Set exercise — Look through the listing below for the line containing "Output the Python". Copy it and each line after it up to and including the line containing "import plotly.graph_objects as go", exactly, leaving out pictures.

Material for this task —
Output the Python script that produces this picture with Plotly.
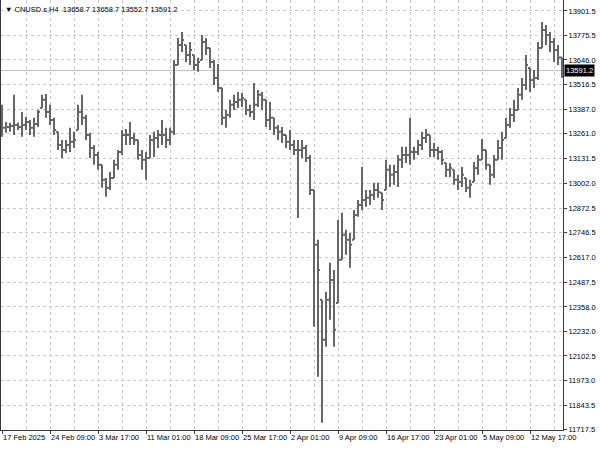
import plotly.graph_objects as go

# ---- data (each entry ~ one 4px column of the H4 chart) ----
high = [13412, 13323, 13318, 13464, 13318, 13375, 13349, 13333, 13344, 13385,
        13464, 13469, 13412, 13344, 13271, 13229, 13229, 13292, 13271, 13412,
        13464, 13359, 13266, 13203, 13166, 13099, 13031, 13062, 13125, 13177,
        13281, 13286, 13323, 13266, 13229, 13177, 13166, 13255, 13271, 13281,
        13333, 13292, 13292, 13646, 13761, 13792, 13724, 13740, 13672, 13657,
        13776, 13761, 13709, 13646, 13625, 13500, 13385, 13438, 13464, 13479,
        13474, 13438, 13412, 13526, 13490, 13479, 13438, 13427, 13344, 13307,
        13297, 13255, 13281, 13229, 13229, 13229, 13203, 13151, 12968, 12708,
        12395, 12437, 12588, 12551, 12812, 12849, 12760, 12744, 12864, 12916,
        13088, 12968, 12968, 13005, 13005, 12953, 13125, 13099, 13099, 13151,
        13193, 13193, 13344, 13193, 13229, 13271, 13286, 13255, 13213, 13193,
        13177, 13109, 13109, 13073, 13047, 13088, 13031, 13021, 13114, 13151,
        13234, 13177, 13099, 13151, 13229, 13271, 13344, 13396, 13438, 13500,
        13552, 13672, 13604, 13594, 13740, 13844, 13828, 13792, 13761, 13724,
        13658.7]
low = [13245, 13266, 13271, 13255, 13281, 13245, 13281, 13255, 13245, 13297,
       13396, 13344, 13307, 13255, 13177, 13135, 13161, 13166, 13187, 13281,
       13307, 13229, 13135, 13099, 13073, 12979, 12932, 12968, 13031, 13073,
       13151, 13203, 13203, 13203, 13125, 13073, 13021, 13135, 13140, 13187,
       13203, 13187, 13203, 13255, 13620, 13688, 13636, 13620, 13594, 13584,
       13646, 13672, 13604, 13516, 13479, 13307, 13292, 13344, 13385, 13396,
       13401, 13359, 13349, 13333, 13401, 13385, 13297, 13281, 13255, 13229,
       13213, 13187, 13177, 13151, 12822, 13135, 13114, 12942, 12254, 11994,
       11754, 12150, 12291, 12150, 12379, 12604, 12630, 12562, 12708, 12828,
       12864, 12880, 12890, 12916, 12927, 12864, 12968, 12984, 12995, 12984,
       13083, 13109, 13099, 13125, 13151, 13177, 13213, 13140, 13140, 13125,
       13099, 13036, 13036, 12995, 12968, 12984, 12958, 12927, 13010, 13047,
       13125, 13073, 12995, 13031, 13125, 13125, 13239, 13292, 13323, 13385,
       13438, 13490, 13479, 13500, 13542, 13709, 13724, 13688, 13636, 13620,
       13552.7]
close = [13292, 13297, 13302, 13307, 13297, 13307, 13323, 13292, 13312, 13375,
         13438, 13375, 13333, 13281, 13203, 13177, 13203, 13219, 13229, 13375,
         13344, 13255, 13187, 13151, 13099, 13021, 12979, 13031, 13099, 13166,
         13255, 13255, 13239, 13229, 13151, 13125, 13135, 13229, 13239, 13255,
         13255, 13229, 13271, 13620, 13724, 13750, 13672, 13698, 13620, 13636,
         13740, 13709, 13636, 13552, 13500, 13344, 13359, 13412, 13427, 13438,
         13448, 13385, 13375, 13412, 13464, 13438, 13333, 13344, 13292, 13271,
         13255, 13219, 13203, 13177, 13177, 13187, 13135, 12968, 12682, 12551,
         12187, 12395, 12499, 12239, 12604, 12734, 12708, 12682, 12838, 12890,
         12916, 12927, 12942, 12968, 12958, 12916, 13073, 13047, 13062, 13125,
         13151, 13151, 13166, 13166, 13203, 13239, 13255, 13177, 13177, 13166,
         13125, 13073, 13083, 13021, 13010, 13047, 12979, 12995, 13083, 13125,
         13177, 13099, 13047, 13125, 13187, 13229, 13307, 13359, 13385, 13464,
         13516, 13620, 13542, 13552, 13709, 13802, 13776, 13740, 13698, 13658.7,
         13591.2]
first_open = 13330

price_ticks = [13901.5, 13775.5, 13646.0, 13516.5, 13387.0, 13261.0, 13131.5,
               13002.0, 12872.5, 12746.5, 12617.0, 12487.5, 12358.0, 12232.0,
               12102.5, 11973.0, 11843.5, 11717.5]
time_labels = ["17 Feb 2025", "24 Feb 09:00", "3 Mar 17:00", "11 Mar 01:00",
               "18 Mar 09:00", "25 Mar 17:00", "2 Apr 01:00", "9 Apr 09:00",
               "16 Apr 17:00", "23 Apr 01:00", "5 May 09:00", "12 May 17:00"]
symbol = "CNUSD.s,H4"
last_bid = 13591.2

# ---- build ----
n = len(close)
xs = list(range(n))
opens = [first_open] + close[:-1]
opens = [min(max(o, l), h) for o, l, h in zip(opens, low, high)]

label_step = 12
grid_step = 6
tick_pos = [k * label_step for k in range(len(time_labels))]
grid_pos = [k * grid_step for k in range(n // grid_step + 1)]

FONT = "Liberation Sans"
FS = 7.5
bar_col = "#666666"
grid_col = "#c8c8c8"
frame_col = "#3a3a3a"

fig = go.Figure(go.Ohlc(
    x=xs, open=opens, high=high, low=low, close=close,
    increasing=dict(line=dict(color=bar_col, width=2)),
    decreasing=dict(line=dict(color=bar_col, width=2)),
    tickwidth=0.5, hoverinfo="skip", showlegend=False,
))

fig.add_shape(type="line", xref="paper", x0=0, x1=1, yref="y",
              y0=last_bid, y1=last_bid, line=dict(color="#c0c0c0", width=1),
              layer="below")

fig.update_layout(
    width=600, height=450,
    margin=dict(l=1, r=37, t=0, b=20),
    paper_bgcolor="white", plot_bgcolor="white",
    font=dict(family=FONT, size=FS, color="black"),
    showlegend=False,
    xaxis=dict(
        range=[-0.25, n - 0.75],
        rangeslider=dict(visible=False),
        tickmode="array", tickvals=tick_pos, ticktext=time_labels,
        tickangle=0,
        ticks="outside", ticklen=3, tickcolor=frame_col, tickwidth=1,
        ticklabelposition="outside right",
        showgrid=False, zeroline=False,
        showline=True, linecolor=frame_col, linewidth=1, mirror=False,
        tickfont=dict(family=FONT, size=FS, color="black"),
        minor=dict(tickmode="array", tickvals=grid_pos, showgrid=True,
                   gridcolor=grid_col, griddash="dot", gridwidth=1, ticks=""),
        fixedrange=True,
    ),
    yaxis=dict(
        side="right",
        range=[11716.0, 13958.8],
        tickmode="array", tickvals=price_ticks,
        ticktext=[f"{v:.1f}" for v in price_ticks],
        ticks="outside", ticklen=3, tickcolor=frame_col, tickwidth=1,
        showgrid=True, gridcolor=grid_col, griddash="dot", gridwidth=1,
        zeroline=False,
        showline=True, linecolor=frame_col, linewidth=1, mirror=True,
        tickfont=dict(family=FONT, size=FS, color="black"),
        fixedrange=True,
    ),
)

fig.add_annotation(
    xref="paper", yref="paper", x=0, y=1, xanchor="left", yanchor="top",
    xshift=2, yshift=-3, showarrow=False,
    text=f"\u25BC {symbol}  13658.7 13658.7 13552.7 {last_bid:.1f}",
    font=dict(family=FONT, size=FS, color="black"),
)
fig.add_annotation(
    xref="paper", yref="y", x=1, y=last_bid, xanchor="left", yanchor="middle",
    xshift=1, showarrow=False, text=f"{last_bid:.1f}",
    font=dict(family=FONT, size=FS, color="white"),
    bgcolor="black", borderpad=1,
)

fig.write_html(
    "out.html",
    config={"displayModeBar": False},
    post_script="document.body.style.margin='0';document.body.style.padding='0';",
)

...

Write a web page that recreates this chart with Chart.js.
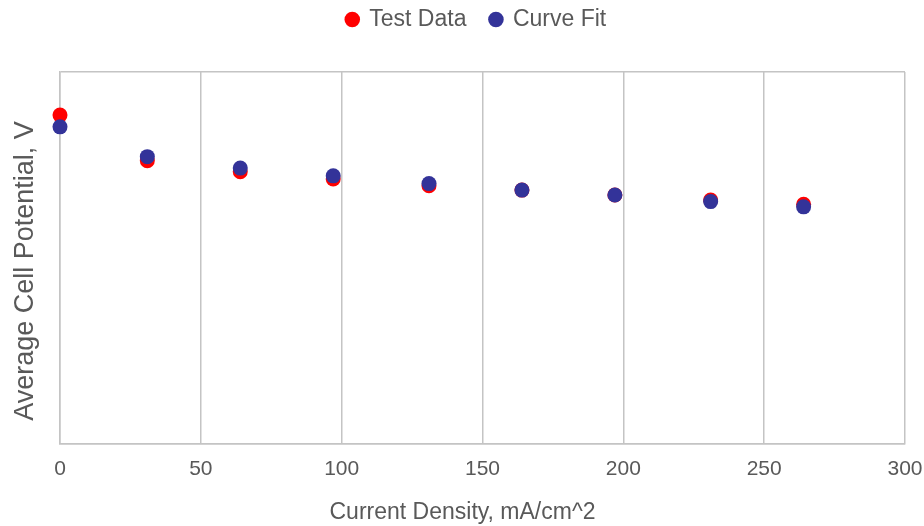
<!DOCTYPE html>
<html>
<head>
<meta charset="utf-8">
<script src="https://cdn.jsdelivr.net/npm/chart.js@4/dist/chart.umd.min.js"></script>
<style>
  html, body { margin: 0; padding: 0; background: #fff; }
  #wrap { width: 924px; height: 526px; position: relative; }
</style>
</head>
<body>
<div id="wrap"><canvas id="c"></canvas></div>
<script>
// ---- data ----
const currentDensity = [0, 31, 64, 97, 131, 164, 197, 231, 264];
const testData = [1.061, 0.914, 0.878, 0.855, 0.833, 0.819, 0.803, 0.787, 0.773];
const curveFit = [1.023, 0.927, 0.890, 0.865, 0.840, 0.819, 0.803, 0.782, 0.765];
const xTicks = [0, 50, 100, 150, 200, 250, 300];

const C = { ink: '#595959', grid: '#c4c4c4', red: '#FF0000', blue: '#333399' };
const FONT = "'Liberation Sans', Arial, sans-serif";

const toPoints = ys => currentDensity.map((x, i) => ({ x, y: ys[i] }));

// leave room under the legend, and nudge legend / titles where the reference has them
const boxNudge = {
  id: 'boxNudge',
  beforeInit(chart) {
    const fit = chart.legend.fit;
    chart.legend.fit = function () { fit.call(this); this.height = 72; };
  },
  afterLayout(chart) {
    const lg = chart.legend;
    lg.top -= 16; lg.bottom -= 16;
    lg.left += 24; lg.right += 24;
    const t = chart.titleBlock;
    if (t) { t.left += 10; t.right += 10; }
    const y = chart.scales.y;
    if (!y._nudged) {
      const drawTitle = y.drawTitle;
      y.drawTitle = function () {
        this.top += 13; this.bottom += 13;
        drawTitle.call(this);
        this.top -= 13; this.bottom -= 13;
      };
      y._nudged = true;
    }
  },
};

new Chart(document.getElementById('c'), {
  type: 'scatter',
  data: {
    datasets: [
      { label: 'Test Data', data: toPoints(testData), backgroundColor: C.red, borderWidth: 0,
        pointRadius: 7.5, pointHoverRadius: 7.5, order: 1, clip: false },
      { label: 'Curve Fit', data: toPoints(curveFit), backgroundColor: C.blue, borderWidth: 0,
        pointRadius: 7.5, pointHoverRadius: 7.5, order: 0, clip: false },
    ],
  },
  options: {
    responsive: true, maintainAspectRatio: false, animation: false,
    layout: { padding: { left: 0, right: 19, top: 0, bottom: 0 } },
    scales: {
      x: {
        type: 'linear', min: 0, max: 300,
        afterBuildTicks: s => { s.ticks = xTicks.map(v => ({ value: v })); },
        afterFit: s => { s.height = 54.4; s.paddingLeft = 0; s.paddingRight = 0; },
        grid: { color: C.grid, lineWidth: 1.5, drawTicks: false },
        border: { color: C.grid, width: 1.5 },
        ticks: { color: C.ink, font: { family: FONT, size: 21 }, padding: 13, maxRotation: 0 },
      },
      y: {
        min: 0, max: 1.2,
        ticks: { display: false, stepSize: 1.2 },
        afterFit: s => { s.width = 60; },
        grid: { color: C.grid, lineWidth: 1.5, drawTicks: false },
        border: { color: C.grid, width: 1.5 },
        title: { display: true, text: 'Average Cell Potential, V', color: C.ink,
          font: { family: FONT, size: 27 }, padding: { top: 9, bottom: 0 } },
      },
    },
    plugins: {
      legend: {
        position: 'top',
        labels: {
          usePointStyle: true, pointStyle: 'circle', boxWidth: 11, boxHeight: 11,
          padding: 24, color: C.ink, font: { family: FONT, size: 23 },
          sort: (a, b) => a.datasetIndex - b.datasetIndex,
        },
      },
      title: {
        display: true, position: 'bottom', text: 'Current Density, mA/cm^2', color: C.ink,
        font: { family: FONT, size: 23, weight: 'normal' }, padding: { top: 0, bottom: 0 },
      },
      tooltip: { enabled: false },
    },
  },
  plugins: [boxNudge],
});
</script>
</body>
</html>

Response below —
Output the Python script that produces this picture with Plotly.
import plotly.graph_objects as go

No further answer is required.